Why on earth am I baring my soul to the world. My blogs used to be fun, happy, humourous. I used to be fun, happy and humourous (in a weird way). I spend a good part of my leisure hours reading about others lives, others creations and my life and my creativity is left by the way side. Why am i not out there in Blogland passing on my pearls of wisdom or showing off my creations. I post a pic of my latest design and then thats it for the next month and I totally forget to post the pattern. Blogging kept me sane in the dark years, rereading the posts it's hard to believe I was once that person, was I really that strong?
But this new blog is supposed to be about craft and handmade and crocheting, thats what I put in the tags box. Not a whinging post. I need to find my passion and I need to find me again. If you asked an old friend to describe you and who you were to a new friend, would this new friend recognise you as the person being described.
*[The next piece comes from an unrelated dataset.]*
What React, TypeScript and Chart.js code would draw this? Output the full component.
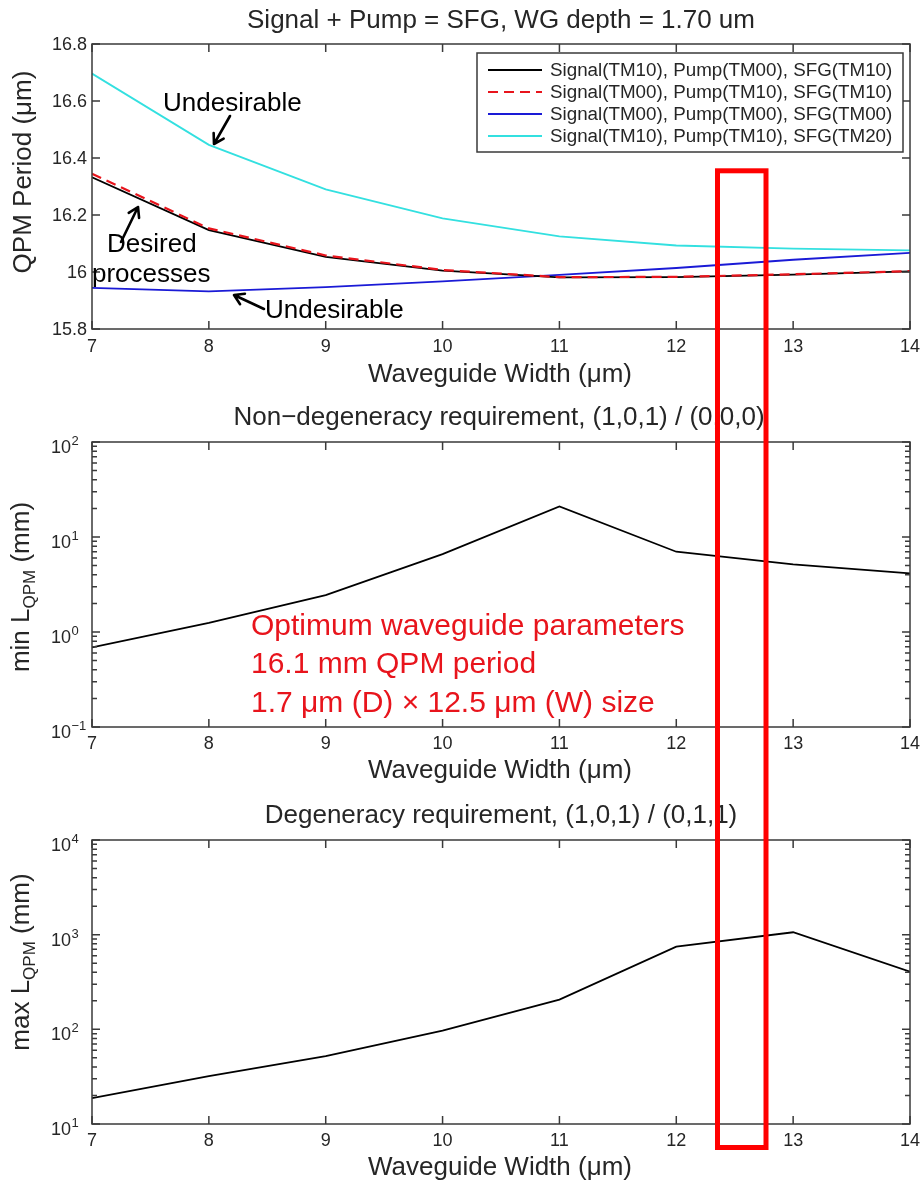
import React, { useEffect, useRef } from "react";
import { Chart, registerables } from "chart.js";

Chart.register(...registerables);

// ---------- data ----------
const widths = [7, 8, 9, 10, 11, 12, 13, 14];
const qpmSig10Pump00 = [16.332, 16.147, 16.053, 16.005, 15.981, 15.982, 15.991, 16.002];
const qpmSig00Pump10 = [16.345, 16.153, 16.058, 16.007, 15.982, 15.983, 15.992, 16.003];
const qpmSig00Pump00 = [15.944, 15.932, 15.947, 15.967, 15.99, 16.014, 16.043, 16.067];
const qpmSig10Pump10 = [16.696, 16.446, 16.29, 16.188, 16.125, 16.093, 16.082, 16.076];
const minLqpm = [0.69, 1.25, 2.45, 6.6, 21.0, 7.0, 5.15, 4.15];
const maxLqpm = [18.8, 32, 52, 97, 206, 747, 1060, 407];

const xTicks = [7, 8, 9, 10, 11, 12, 13, 14];
const qpmTicks = [15.8, 16, 16.2, 16.4, 16.6, 16.8];
const qpmTickLabels = ["15.8", "16", "16.2", "16.4", "16.6", "16.8"];
const minDecades = [-1, 0, 1, 2];
const maxDecades = [1, 2, 3, 4];

const legendLabels = [
  "Signal(TM10), Pump(TM00), SFG(TM10)",
  "Signal(TM00), Pump(TM10), SFG(TM10)",
  "Signal(TM00), Pump(TM00), SFG(TM00)",
  "Signal(TM10), Pump(TM10), SFG(TM20)",
];
const seriesColors = ["#000000", "#e8141c", "#1a1ad6", "#33e0e0"];
const seriesDash = [[], [10, 6], [], []];

const title1 = "Signal + Pump = SFG, WG depth = 1.70 um";
const title2 = "Non\u2212degeneracy requirement, (1,0,1) / (0,0,0)";
const title3 = "Degeneracy requirement, (1,0,1) / (0,1,1)";
const xLabel = "Waveguide Width (\u03bcm)";
const optimumLines = [
  "Optimum waveguide parameters",
  "16.1 mm QPM period",
  "1.7 \u03bcm (D) \u00d7 12.5 \u03bcm (W) size",
];

// ---------- styling helpers ----------
const FONT = '"Liberation Sans", Arial, Helvetica, sans-serif';
const TXT = "#262626";
const FRAME = "#3a3a3a";

const pts = (ys: number[]) => widths.map((x, i) => ({ x, y: ys[i] }));

function drawRedBox(ctx: CanvasRenderingContext2D, top: number) {
  ctx.save();
  ctx.translate(0, -top);
  ctx.strokeStyle = "#ff0000";
  ctx.lineWidth = 5;
  ctx.strokeRect(717.5, 170.8, 48.5, 976.7);
  ctx.restore();
}

function drawFrame(chart: any, yMajor: number[], yMinor: number[]) {
  const { ctx, chartArea: a, scales } = chart;
  const xs = scales.x;
  const ys = scales.y;
  ctx.save();
  ctx.strokeStyle = FRAME;
  ctx.lineWidth = 1.5;
  ctx.strokeRect(a.left, a.top, a.right - a.left, a.bottom - a.top);
  ctx.beginPath();
  for (const v of xTicks) {
    const px = xs.getPixelForValue(v);
    ctx.moveTo(px, a.bottom);
    ctx.lineTo(px, a.bottom - 8);
    ctx.moveTo(px, a.top);
    ctx.lineTo(px, a.top + 8);
  }
  for (const v of yMajor) {
    const py = ys.getPixelForValue(v);
    ctx.moveTo(a.left, py);
    ctx.lineTo(a.left + 8, py);
    ctx.moveTo(a.right, py);
    ctx.lineTo(a.right - 8, py);
  }
  for (const v of yMinor) {
    const py = ys.getPixelForValue(v);
    ctx.moveTo(a.left, py);
    ctx.lineTo(a.left + 5, py);
    ctx.moveTo(a.right, py);
    ctx.lineTo(a.right - 5, py);
  }
  ctx.stroke();
  ctx.restore();
}

function drawXTickLabels(chart: any, y: number) {
  const { ctx, scales } = chart;
  ctx.save();
  ctx.fillStyle = TXT;
  ctx.font = `18px ${FONT}`;
  ctx.textAlign = "center";
  ctx.textBaseline = "middle";
  for (const v of xTicks) {
    ctx.fillText(String(v), scales.x.getPixelForValue(v), y);
  }
  ctx.restore();
}

function drawLogLabels(chart: any, decades: number[]) {
  const { ctx, scales } = chart;
  ctx.save();
  ctx.fillStyle = TXT;
  ctx.textBaseline = "alphabetic";
  for (const d of decades) {
    const py = scales.y.getPixelForValue(Math.pow(10, d));
    ctx.font = `18px ${FONT}`;
    ctx.textAlign = "right";
    ctx.fillText("10", 71, py + 11);
    ctx.font = `13px ${FONT}`;
    ctx.textAlign = "left";
    ctx.fillText(d < 0 ? "\u2212" + String(-d) : String(d), 71.5, py + 3);
  }
  ctx.restore();
}

function minorTicks(decades: number[]) {
  const out: number[] = [];
  for (let i = 0; i < decades.length - 1; i++) {
    for (let m = 2; m <= 9; m++) out.push(m * Math.pow(10, decades[i]));
  }
  return out;
}

function drawCentered(ctx: CanvasRenderingContext2D, text: string, x: number, y: number, size: number, color = TXT) {
  ctx.save();
  ctx.fillStyle = color;
  ctx.font = `${size}px ${FONT}`;
  ctx.textAlign = "center";
  ctx.textBaseline = "alphabetic";
  ctx.fillText(text, x, y);
  ctx.restore();
}

function drawLeft(ctx: CanvasRenderingContext2D, text: string, x: number, y: number, size: number, color = TXT) {
  ctx.save();
  ctx.fillStyle = color;
  ctx.font = `${size}px ${FONT}`;
  ctx.textAlign = "left";
  ctx.textBaseline = "alphabetic";
  ctx.fillText(text, x, y);
  ctx.restore();
}

function drawYLabel(ctx: CanvasRenderingContext2D, bx: number, cy: number, parts: { t: string; size: number; dy: number }[]) {
  ctx.save();
  ctx.translate(bx, cy);
  ctx.rotate(-Math.PI / 2);
  ctx.fillStyle = TXT;
  let total = 0;
  for (const p of parts) {
    ctx.font = `${p.size}px ${FONT}`;
    total += ctx.measureText(p.t).width;
  }
  let x = -total / 2;
  ctx.textAlign = "left";
  ctx.textBaseline = "alphabetic";
  for (const p of parts) {
    ctx.font = `${p.size}px ${FONT}`;
    ctx.fillText(p.t, x, p.dy);
    x += ctx.measureText(p.t).width;
  }
  ctx.restore();
}

function arrow(ctx: CanvasRenderingContext2D, x1: number, y1: number, x2: number, y2: number) {
  ctx.save();
  ctx.strokeStyle = "#000";
  ctx.lineWidth = 2.6;
  ctx.lineCap = "round";
  ctx.lineJoin = "round";
  const a = Math.atan2(y2 - y1, x2 - x1);
  const L = 11;
  ctx.beginPath();
  ctx.moveTo(x1, y1);
  ctx.lineTo(x2, y2);
  ctx.moveTo(x2 - L * Math.cos(a - 0.55), y2 - L * Math.sin(a - 0.55));
  ctx.lineTo(x2, y2);
  ctx.lineTo(x2 - L * Math.cos(a + 0.55), y2 - L * Math.sin(a + 0.55));
  ctx.stroke();
  ctx.restore();
}

function baseOptions(padding: any, yScale: any) {
  return {
    responsive: false,
    animation: false as const,
    devicePixelRatio: 1,
    layout: { padding },
    plugins: { legend: { display: false }, tooltip: { enabled: false }, title: { display: false } },
    events: [] as any[],
    elements: { point: { radius: 0 }, line: { tension: 0 } },
    scales: {
      x: { type: "linear" as const, min: 7, max: 14, display: false },
      y: yScale,
    },
  };
}

// ---------- chart configs ----------
const TOP1 = 0;
const TOP2 = 392;
const TOP3 = 792;

function config1(): any {
  const order = [1, 0, 2, 3];
  const series = [qpmSig10Pump00, qpmSig00Pump10, qpmSig00Pump00, qpmSig10Pump10];
  return {
    type: "line",
    data: {
      datasets: series.map((s, i) => ({
        label: legendLabels[i],
        data: pts(s),
        borderColor: seriesColors[i],
        borderDash: seriesDash[i],
        borderWidth: i === 1 ? 2.2 : 1.8,
        order: order[i],
        fill: false,
      })),
    },
    options: baseOptions(
      { left: 92, right: 13, top: 44, bottom: 63 },
      { type: "linear", min: 15.8, max: 16.8, display: false }
    ),
    plugins: [
      {
        id: "matlab1",
        afterDraw(chart: any) {
          const ctx: CanvasRenderingContext2D = chart.ctx;
          drawFrame(chart, qpmTicks, []);
          drawXTickLabels(chart, 347 - TOP1);
          ctx.save();
          ctx.fillStyle = TXT;
          ctx.font = `18px ${FONT}`;
          ctx.textAlign = "right";
          ctx.textBaseline = "middle";
          qpmTicks.forEach((v, i) => ctx.fillText(qpmTickLabels[i], 87, chart.scales.y.getPixelForValue(v) + 1));
          ctx.restore();
          drawCentered(ctx, title1, 501, 28, 26);
          drawCentered(ctx, xLabel, 500, 382, 26);
          drawYLabel(ctx, 31, 172, [{ t: "QPM Period (\u03bcm)", size: 26, dy: 0 }]);

          // legend
          ctx.save();
          ctx.fillStyle = "#fff";
          ctx.fillRect(477, 53, 426, 99);
          ctx.strokeStyle = FRAME;
          ctx.lineWidth = 1.5;
          ctx.strokeRect(477, 53, 426, 99);
          const rows = [70, 92, 114, 136];
          legendLabels.forEach((lab, i) => {
            ctx.beginPath();
            ctx.strokeStyle = seriesColors[i];
            ctx.lineWidth = 2;
            ctx.setLineDash(seriesDash[i]);
            ctx.moveTo(488, rows[i]);
            ctx.lineTo(542, rows[i]);
            ctx.stroke();
            ctx.setLineDash([]);
            ctx.fillStyle = TXT;
            ctx.font = `18.8px ${FONT}`;
            ctx.textAlign = "left";
            ctx.textBaseline = "middle";
            ctx.fillText(lab, 550, rows[i] + 1);
          });
          ctx.restore();

          // annotations
          drawLeft(ctx, "Undesirable", 163, 111, 26, "#000");
          arrow(ctx, 230, 116, 214, 144);
          drawLeft(ctx, "Desired", 107, 252, 26, "#000");
          drawLeft(ctx, "processes", 92, 282, 26, "#000");
          arrow(ctx, 121, 242, 138, 207);
          drawLeft(ctx, "Undesirable", 265, 318, 26, "#000");
          arrow(ctx, 264, 309, 234, 295);

          drawRedBox(ctx, TOP1);
        },
      },
    ],
  };
}

function config2(): any {
  return {
    type: "line",
    data: {
      datasets: [
        { label: "min LQPM", data: pts(minLqpm), borderColor: "#000", borderWidth: 1.8, fill: false },
      ],
    },
    options: baseOptions(
      { left: 92, right: 13, top: 442 - TOP2, bottom: TOP3 - 727 },
      { type: "logarithmic", min: 0.1, max: 100, display: false }
    ),
    plugins: [
      {
        id: "matlab2",
        afterDraw(chart: any) {
          const ctx: CanvasRenderingContext2D = chart.ctx;
          drawFrame(chart, minDecades.map((d) => Math.pow(10, d)), minorTicks(minDecades));
          drawXTickLabels(chart, 744 - TOP2);
          drawLogLabels(chart, minDecades);
          drawCentered(ctx, title2, 499, 425 - TOP2, 26);
          drawCentered(ctx, xLabel, 500, 778 - TOP2, 26);
          drawYLabel(ctx, 29, 587 - TOP2, [
            { t: "min L", size: 26, dy: 0 },
            { t: "QPM", size: 17, dy: 6 },
            { t: " (mm)", size: 26, dy: 0 },
          ]);
          const bases = [635, 673, 712];
          optimumLines.forEach((l, i) => drawLeft(ctx, l, 251, bases[i] - TOP2, 30, "#e8141c"));
          drawRedBox(ctx, TOP2);
        },
      },
    ],
  };
}

function config3(): any {
  return {
    type: "line",
    data: {
      datasets: [
        { label: "max LQPM", data: pts(maxLqpm), borderColor: "#000", borderWidth: 1.8, fill: false },
      ],
    },
    options: baseOptions(
      { left: 92, right: 13, top: 840 - TOP3, bottom: 1184 - 1124 },
      { type: "logarithmic", min: 10, max: 10000, display: false }
    ),
    plugins: [
      {
        id: "matlab3",
        afterDraw(chart: any) {
          const ctx: CanvasRenderingContext2D = chart.ctx;
          drawFrame(chart, maxDecades.map((d) => Math.pow(10, d)), minorTicks(maxDecades));
          drawXTickLabels(chart, 1141 - TOP3);
          drawLogLabels(chart, maxDecades);
          drawCentered(ctx, title3, 501, 823 - TOP3, 26);
          drawCentered(ctx, xLabel, 500, 1175 - TOP3, 26);
          drawYLabel(ctx, 29, 962 - TOP3, [
            { t: "max L", size: 26, dy: 0 },
            { t: "QPM", size: 17, dy: 6 },
            { t: " (mm)", size: 26, dy: 0 },
          ]);
          drawRedBox(ctx, TOP3);
        },
      },
    ],
  };
}

export default function App() {
  const r1 = useRef<HTMLCanvasElement>(null);
  const r2 = useRef<HTMLCanvasElement>(null);
  const r3 = useRef<HTMLCanvasElement>(null);

  useEffect(() => {
    const charts = [
      new Chart(r1.current as HTMLCanvasElement, config1()),
      new Chart(r2.current as HTMLCanvasElement, config2()),
      new Chart(r3.current as HTMLCanvasElement, config3()),
    ];
    return () => charts.forEach((c) => c.destroy());
  }, []);

  const cs = (top: number, h: number): React.CSSProperties => ({
    position: "absolute",
    left: 0,
    top,
    width: 923,
    height: h,
    display: "block",
  });

  return (
    <div style={{ position: "absolute", left: 0, top: 0, width: 923, height: 1184, background: "#fff", overflow: "hidden" }}>
      <canvas ref={r1} width={923} height={TOP2 - TOP1} style={cs(TOP1, TOP2 - TOP1)} />
      <canvas ref={r2} width={923} height={TOP3 - TOP2} style={cs(TOP2, TOP3 - TOP2)} />
      <canvas ref={r3} width={923} height={1184 - TOP3} style={cs(TOP3, 1184 - TOP3)} />
    </div>
  );
}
I have new friends that think I would never do a certain thing or think a certain way and the old friends want to know why I never do or think those things anymore.
So why tell perfect strangers my feelings, why share with them my failings? I know it is cathartic writing it all out and then posting and then in my case totally forgetting i ever wrote them. I do have new things in my life and I have made a commitment and actually stuck to it, much to my surprise. I don't want for anything, I'm not rich but I have enough to get by, i don't have a fancy car, just an old bomb thats gets me where I want to go, my sons have turned out all right and keep themselves just this side of the law - they have not done anything to make me ashamed of them and they have turned out to be wonderful young men. I had the love of a good man and a good marriage before I was widowed, I have great friends old and new who support me and care for me. I was lucky enough to get the right medical treatment that saved my life and my little house is cosy and inviting and is mine.
So that is me and my life, no juicy details, no skeletons in the cupboard, no dark and dangerous secrets (though I was once engaged to an elvis impersonator - not many people know that LOL). Now I have got that out the way I can get back to creating a blog about my crafting world and getting my crafting mojo back.